> BRIEF
Quote all of the data that follows exactly as written, skipping the images.

> STORED DATA
** BEGIN **
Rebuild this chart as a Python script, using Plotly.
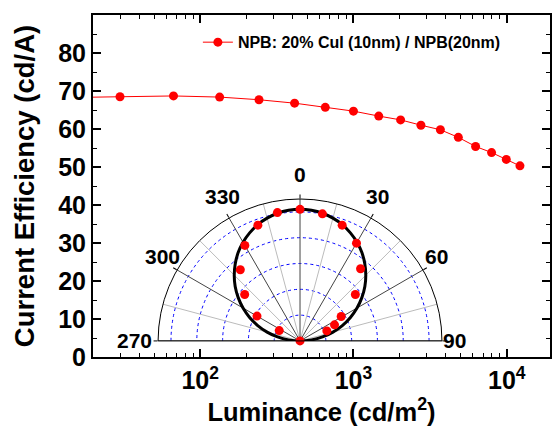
import plotly.graph_objects as go

# ---- main curve data ----
luminance = [15, 30, 67, 134, 242, 413, 655, 1000, 1462, 2030, 2755, 3690, 4830, 6260, 7960, 9930, 12190]
efficiency = [68.3, 68.5, 68.7, 68.4, 67.7, 66.8, 65.7, 64.7, 63.4, 62.4, 61.0, 59.8, 57.8, 55.4, 53.8, 52.0, 50.3]
series_name = "NPB: 20% CuI (10nm) / NPB(20nm)"

# ---- inset angular data (degrees, normalised intensity) ----
meas_theta = [-63.5, -60, -50, -40, -30, -20, -10, 0, 10, 20, 30, 40, 50, 59.3, 65, 69.5, 90]
meas_r = [0.18, 0.385, 0.56, 0.72, 0.855, 0.955, 1.01, 1.02, 1.00, 0.955, 0.875, 0.73, 0.56, 0.371, 0.295, 0.222, 0.0]

# Lambertian reference curve read at 5 degree steps
lamb_theta = [-90, -85, -80, -75, -70, -65, -60, -55, -50, -45, -40, -35, -30, -25, -20, -15, -10, -5,
              0, 5, 10, 15, 20, 25, 30, 35, 40, 45, 50, 55, 60, 65, 70, 75, 80, 85, 90]
lamb_half = [0.0, 0.089, 0.177, 0.264, 0.349, 0.431, 0.51, 0.585, 0.656, 0.721, 0.781, 0.836, 0.883,
             0.924, 0.959, 0.985, 1.005, 1.016]
lamb_r = lamb_half + [1.02] + lamb_half[::-1]

major_spokes = [-90, -60, -30, 0, 30, 60, 90]
minor_spokes = [-75, -45, -15, 15, 45, 75]
polar_ticks = [-90, -60, -30, 0, 30, 60, 90]
polar_labels = ["270", "300", "330", "0", "30", "60", "90"]

x_major = [100, 1000, 10000]
x_labels = ["10<sup>2</sup>", "10<sup>3</sup>", "10<sup>4</sup>"]
x_minor = [20, 30, 40, 50, 60, 70, 80, 90, 200, 300, 400, 500, 600, 700, 800, 900,
           2000, 3000, 4000, 5000, 6000, 7000, 8000, 9000]
y_major = [0, 10, 20, 30, 40, 50, 60, 70, 80]

FONT = "Liberation Sans, Arial, sans-serif"
fig = go.Figure()

fig.add_trace(go.Scatter(
    x=luminance, y=efficiency, mode="lines+markers", name=series_name,
    line=dict(color="#ff0000", width=1),
    marker=dict(color="#ff0000", size=9),
))

for a in minor_spokes:
    fig.add_trace(go.Scatterpolar(r=[0, 1.1], theta=[a, a], mode="lines",
                                  line=dict(color="#bbbbbb", width=1),
                                  showlegend=False, hoverinfo="skip", subplot="polar"))
for a in major_spokes:
    fig.add_trace(go.Scatterpolar(r=[0, 1.1], theta=[a, a], mode="lines",
                                  line=dict(color="#444444", width=1),
                                  showlegend=False, hoverinfo="skip", subplot="polar"))
fig.add_trace(go.Scatterpolar(r=lamb_r, theta=lamb_theta, mode="lines",
                              line=dict(color="black", width=3, shape="spline"),
                              showlegend=False, subplot="polar"))
fig.add_trace(go.Scatterpolar(r=meas_r, theta=meas_theta, mode="markers",
                              marker=dict(color="#ff0000", size=9),
                              showlegend=False, subplot="polar"))

# angular labels of the inset placed as annotations (paper coords)
label_pos = {"270": (0.0919, 0.0497), "300": (0.151, 0.2953), "330": (0.2823, 0.468),
             "0": (0.453, 0.535), "30": (0.6236, 0.468), "60": (0.7527, 0.2953),
             "90": (0.7921, 0.0497)}
annotations = [dict(text=t, x=label_pos[t][0], y=label_pos[t][1], xref="paper", yref="paper",
                    xanchor="center", yanchor="middle", showarrow=False,
                    font=dict(size=21, family=FONT, weight="bold", color="black"))
               for t in polar_labels]

fig.update_layout(
    width=552, height=426,
    margin=dict(l=93, r=2, t=15, b=69),
    paper_bgcolor="white", plot_bgcolor="white",
    font=dict(family=FONT, color="black", weight="bold"),
    showlegend=True,
    annotations=annotations,
    legend=dict(x=0.2295, y=0.970, xanchor="left", yanchor="top",
                bgcolor="rgba(0,0,0,0)", font=dict(size=16, family=FONT, weight="bold")),
    xaxis=dict(
        type="log", range=[1.301, 4.282], tickvals=x_major, ticktext=x_labels,
        automargin=False,
        showline=True, linecolor="black", linewidth=2, mirror="ticks",
        ticks="inside", ticklen=8, tickwidth=1.5, tickcolor="black",
        minor=dict(tickvals=x_minor, ticks="inside", ticklen=4, tickwidth=1, tickcolor="black"),
        showgrid=False, zeroline=False,
        tickfont=dict(size=25, family=FONT, weight="bold"),
        title=dict(text="Luminance (cd/m<sup>2</sup>)", standoff=6,
                   font=dict(size=25.5, family=FONT, weight="bold")),
    ),
    yaxis=dict(
        range=[0, 90], tickvals=y_major, automargin=False,
        showline=True, linecolor="black", linewidth=2, mirror="ticks",
        ticks="inside", ticklen=8, tickwidth=1.5, tickcolor="black",
        minor=dict(dtick=5, ticks="inside", ticklen=4, tickwidth=1, tickcolor="black"),
        showgrid=False, zeroline=False,
        tickfont=dict(size=25, family=FONT, weight="bold"),
        title=dict(text="Current Efficiency (cd/A)", standoff=16,
                   font=dict(size=27.5, family=FONT, weight="bold")),
    ),
    polar=dict(
        domain=dict(x=[0.142, 0.764], y=[0.047, 0.462]),
        sector=[0, 180],
        bgcolor="rgba(0,0,0,0)",
        radialaxis=dict(range=[0, 1.1], tickvals=[0.2, 0.4, 0.6, 0.8, 1.0],
                        showticklabels=False, ticks="", showline=False,
                        gridcolor="#0000ff", griddash="dot", gridwidth=1),
        angularaxis=dict(rotation=90, direction="clockwise",
                         tickvals=polar_ticks, showticklabels=False,
                         showline=True, linecolor="black", linewidth=1,
                         ticks="outside", ticklen=4, tickcolor="black",
                         showgrid=False),
    ),
)

fig.write_html("out.html", config={"displayModeBar": False},
               post_script="document.body.style.margin='0px';")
** END **
> RESULT
Rebuild this chart as a Python script, using Plotly.
import plotly.graph_objects as go

# ---- main curve data ----
luminance = [15, 30, 67, 134, 242, 413, 655, 1000, 1462, 2030, 2755, 3690, 4830, 6260, 7960, 9930, 12190]
efficiency = [68.3, 68.5, 68.7, 68.4, 67.7, 66.8, 65.7, 64.7, 63.4, 62.4, 61.0, 59.8, 57.8, 55.4, 53.8, 52.0, 50.3]
series_name = "NPB: 20% CuI (10nm) / NPB(20nm)"

# ---- inset angular data (degrees, normalised intensity) ----
meas_theta = [-63.5, -60, -50, -40, -30, -20, -10, 0, 10, 20, 30, 40, 50, 59.3, 65, 69.5, 90]
meas_r = [0.18, 0.385, 0.56, 0.72, 0.855, 0.955, 1.01, 1.02, 1.00, 0.955, 0.875, 0.73, 0.56, 0.371, 0.295, 0.222, 0.0]

# Lambertian reference curve read at 5 degree steps
lamb_theta = [-90, -85, -80, -75, -70, -65, -60, -55, -50, -45, -40, -35, -30, -25, -20, -15, -10, -5,
              0, 5, 10, 15, 20, 25, 30, 35, 40, 45, 50, 55, 60, 65, 70, 75, 80, 85, 90]
lamb_half = [0.0, 0.089, 0.177, 0.264, 0.349, 0.431, 0.51, 0.585, 0.656, 0.721, 0.781, 0.836, 0.883,
             0.924, 0.959, 0.985, 1.005, 1.016]
lamb_r = lamb_half + [1.02] + lamb_half[::-1]

major_spokes = [-90, -60, -30, 0, 30, 60, 90]
minor_spokes = [-75, -45, -15, 15, 45, 75]
polar_ticks = [-90, -60, -30, 0, 30, 60, 90]
polar_labels = ["270", "300", "330", "0", "30", "60", "90"]

x_major = [100, 1000, 10000]
x_labels = ["10<sup>2</sup>", "10<sup>3</sup>", "10<sup>4</sup>"]
x_minor = [20, 30, 40, 50, 60, 70, 80, 90, 200, 300, 400, 500, 600, 700, 800, 900,
           2000, 3000, 4000, 5000, 6000, 7000, 8000, 9000]
y_major = [0, 10, 20, 30, 40, 50, 60, 70, 80]

FONT = "Liberation Sans, Arial, sans-serif"
fig = go.Figure()

fig.add_trace(go.Scatter(
    x=luminance, y=efficiency, mode="lines+markers", name=series_name,
    line=dict(color="#ff0000", width=1),
    marker=dict(color="#ff0000", size=9),
))

for a in minor_spokes:
    fig.add_trace(go.Scatterpolar(r=[0, 1.1], theta=[a, a], mode="lines",
                                  line=dict(color="#bbbbbb", width=1),
                                  showlegend=False, hoverinfo="skip", subplot="polar"))
for a in major_spokes:
    fig.add_trace(go.Scatterpolar(r=[0, 1.1], theta=[a, a], mode="lines",
                                  line=dict(color="#444444", width=1),
                                  showlegend=False, hoverinfo="skip", subplot="polar"))
fig.add_trace(go.Scatterpolar(r=lamb_r, theta=lamb_theta, mode="lines",
                              line=dict(color="black", width=3, shape="spline"),
                              showlegend=False, subplot="polar"))
fig.add_trace(go.Scatterpolar(r=meas_r, theta=meas_theta, mode="markers",
                              marker=dict(color="#ff0000", size=9),
                              showlegend=False, subplot="polar"))

# angular labels of the inset placed as annotations (paper coords)
label_pos = {"270": (0.0919, 0.0497), "300": (0.151, 0.2953), "330": (0.2823, 0.468),
             "0": (0.453, 0.535), "30": (0.6236, 0.468), "60": (0.7527, 0.2953),
             "90": (0.7921, 0.0497)}
annotations = [dict(text=t, x=label_pos[t][0], y=label_pos[t][1], xref="paper", yref="paper",
                    xanchor="center", yanchor="middle", showarrow=False,
                    font=dict(size=21, family=FONT, weight="bold", color="black"))
               for t in polar_labels]

fig.update_layout(
    width=552, height=426,
    margin=dict(l=93, r=2, t=15, b=69),
    paper_bgcolor="white", plot_bgcolor="white",
    font=dict(family=FONT, color="black", weight="bold"),
    showlegend=True,
    annotations=annotations,
    legend=dict(x=0.2295, y=0.970, xanchor="left", yanchor="top",
                bgcolor="rgba(0,0,0,0)", font=dict(size=16, family=FONT, weight="bold")),
    xaxis=dict(
        type="log", range=[1.301, 4.282], tickvals=x_major, ticktext=x_labels,
        automargin=False,
        showline=True, linecolor="black", linewidth=2, mirror="ticks",
        ticks="inside", ticklen=8, tickwidth=1.5, tickcolor="black",
        minor=dict(tickvals=x_minor, ticks="inside", ticklen=4, tickwidth=1, tickcolor="black"),
        showgrid=False, zeroline=False,
        tickfont=dict(size=25, family=FONT, weight="bold"),
        title=dict(text="Luminance (cd/m<sup>2</sup>)", standoff=6,
                   font=dict(size=25.5, family=FONT, weight="bold")),
    ),
    yaxis=dict(
        range=[0, 90], tickvals=y_major, automargin=False,
        showline=True, linecolor="black", linewidth=2, mirror="ticks",
        ticks="inside", ticklen=8, tickwidth=1.5, tickcolor="black",
        minor=dict(dtick=5, ticks="inside", ticklen=4, tickwidth=1, tickcolor="black"),
        showgrid=False, zeroline=False,
        tickfont=dict(size=25, family=FONT, weight="bold"),
        title=dict(text="Current Efficiency (cd/A)", standoff=16,
                   font=dict(size=27.5, family=FONT, weight="bold")),
    ),
    polar=dict(
        domain=dict(x=[0.142, 0.764], y=[0.047, 0.462]),
        sector=[0, 180],
        bgcolor="rgba(0,0,0,0)",
        radialaxis=dict(range=[0, 1.1], tickvals=[0.2, 0.4, 0.6, 0.8, 1.0],
                        showticklabels=False, ticks="", showline=False,
                        gridcolor="#0000ff", griddash="dot", gridwidth=1),
        angularaxis=dict(rotation=90, direction="clockwise",
                         tickvals=polar_ticks, showticklabels=False,
                         showline=True, linecolor="black", linewidth=1,
                         ticks="outside", ticklen=4, tickcolor="black",
                         showgrid=False),
    ),
)

fig.write_html("out.html", config={"displayModeBar": False},
               post_script="document.body.style.margin='0px';")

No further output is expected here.